## WHAT YOU HAVE TO DO
Select the lines below containing the word "chart".

## INPUT MATERIAL
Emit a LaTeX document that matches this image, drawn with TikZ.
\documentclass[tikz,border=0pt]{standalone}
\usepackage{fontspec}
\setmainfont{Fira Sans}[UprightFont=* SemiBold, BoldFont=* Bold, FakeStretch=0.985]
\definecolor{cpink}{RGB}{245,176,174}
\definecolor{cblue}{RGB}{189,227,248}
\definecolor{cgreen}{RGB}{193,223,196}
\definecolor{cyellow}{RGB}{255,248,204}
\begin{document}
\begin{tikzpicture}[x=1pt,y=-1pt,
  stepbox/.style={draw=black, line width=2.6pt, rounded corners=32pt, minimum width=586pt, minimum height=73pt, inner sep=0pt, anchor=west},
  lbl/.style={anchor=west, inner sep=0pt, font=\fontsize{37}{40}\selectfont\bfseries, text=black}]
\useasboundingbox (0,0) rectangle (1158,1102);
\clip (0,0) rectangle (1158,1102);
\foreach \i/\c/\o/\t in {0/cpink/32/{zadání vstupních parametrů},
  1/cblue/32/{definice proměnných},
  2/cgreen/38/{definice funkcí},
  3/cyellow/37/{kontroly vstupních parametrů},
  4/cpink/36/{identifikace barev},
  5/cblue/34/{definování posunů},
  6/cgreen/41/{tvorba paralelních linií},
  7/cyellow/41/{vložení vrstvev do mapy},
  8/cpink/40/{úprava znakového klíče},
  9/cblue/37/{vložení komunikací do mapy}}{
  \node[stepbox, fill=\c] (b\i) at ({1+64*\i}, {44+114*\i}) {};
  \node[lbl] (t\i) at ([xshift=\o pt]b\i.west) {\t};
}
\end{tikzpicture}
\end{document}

==

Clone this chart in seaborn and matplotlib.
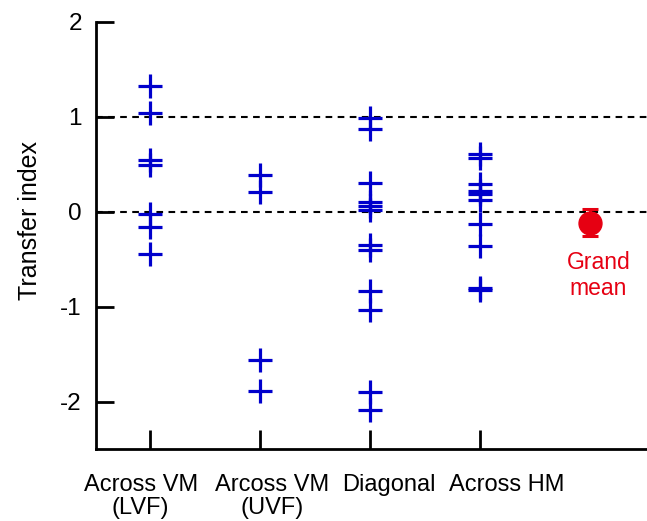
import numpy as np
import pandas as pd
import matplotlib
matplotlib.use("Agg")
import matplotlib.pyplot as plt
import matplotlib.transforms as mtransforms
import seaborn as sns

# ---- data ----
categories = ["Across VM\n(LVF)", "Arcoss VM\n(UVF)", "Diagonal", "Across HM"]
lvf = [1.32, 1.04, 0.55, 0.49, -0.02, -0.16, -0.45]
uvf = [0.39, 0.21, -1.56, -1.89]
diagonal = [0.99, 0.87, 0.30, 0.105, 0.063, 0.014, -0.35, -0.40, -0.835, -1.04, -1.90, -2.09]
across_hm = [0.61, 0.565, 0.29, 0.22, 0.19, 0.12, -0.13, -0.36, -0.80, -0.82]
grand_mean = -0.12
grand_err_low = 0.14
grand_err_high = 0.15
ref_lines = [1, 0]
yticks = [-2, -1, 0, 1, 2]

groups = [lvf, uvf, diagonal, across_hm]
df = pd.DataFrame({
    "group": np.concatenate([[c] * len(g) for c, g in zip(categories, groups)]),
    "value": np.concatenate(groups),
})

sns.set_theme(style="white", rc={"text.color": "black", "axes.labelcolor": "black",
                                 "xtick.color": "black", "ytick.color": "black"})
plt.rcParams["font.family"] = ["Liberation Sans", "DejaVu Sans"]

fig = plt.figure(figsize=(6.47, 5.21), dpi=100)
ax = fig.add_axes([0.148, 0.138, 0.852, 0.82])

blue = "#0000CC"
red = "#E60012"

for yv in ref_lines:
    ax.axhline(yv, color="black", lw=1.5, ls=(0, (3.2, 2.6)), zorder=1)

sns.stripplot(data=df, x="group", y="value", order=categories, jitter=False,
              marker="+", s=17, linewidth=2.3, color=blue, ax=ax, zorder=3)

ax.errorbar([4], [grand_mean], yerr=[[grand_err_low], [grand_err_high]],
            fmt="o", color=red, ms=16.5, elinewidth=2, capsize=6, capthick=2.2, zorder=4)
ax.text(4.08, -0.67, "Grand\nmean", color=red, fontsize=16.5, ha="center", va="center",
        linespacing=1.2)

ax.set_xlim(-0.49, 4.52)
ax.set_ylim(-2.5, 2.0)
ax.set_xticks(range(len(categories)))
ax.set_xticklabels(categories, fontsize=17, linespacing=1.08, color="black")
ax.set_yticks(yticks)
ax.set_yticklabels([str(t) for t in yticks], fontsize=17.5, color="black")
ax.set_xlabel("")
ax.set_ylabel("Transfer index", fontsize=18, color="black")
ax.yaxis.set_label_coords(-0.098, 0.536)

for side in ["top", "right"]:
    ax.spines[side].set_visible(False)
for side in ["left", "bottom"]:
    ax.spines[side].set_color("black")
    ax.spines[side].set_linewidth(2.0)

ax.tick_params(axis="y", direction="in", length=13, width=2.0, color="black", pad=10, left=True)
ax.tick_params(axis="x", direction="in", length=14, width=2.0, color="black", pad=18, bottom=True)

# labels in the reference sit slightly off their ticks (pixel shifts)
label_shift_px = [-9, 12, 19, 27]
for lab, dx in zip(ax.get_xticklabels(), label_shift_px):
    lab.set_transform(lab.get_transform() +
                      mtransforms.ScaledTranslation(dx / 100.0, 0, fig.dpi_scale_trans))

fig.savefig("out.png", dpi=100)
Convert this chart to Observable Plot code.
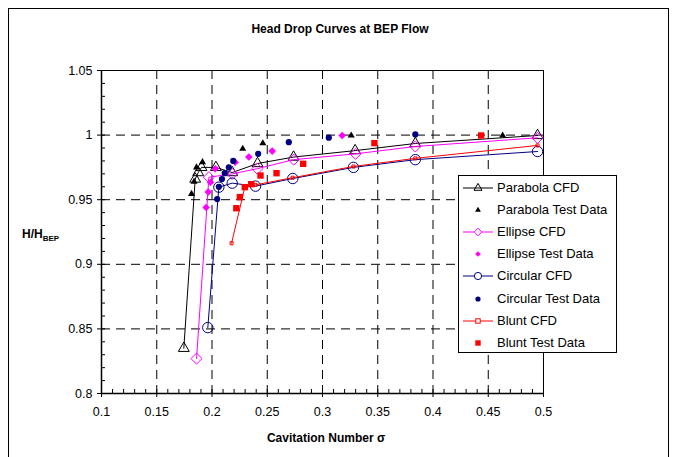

==

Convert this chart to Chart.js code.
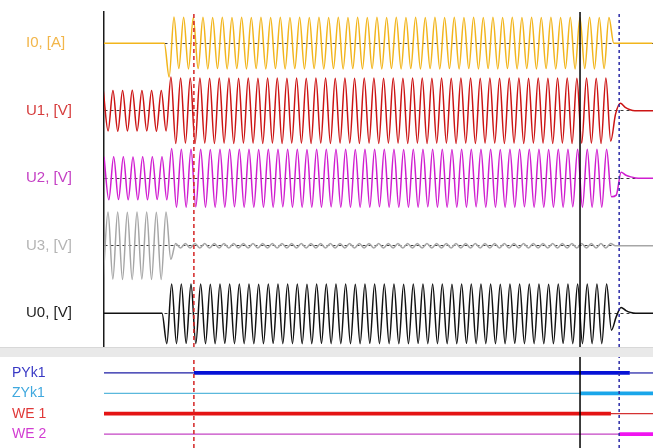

## TASK RESULT
Clone this chart in seaborn and matplotlib.
Convert this chart to Observable Plot code.
Convert this chart to Chart.js code.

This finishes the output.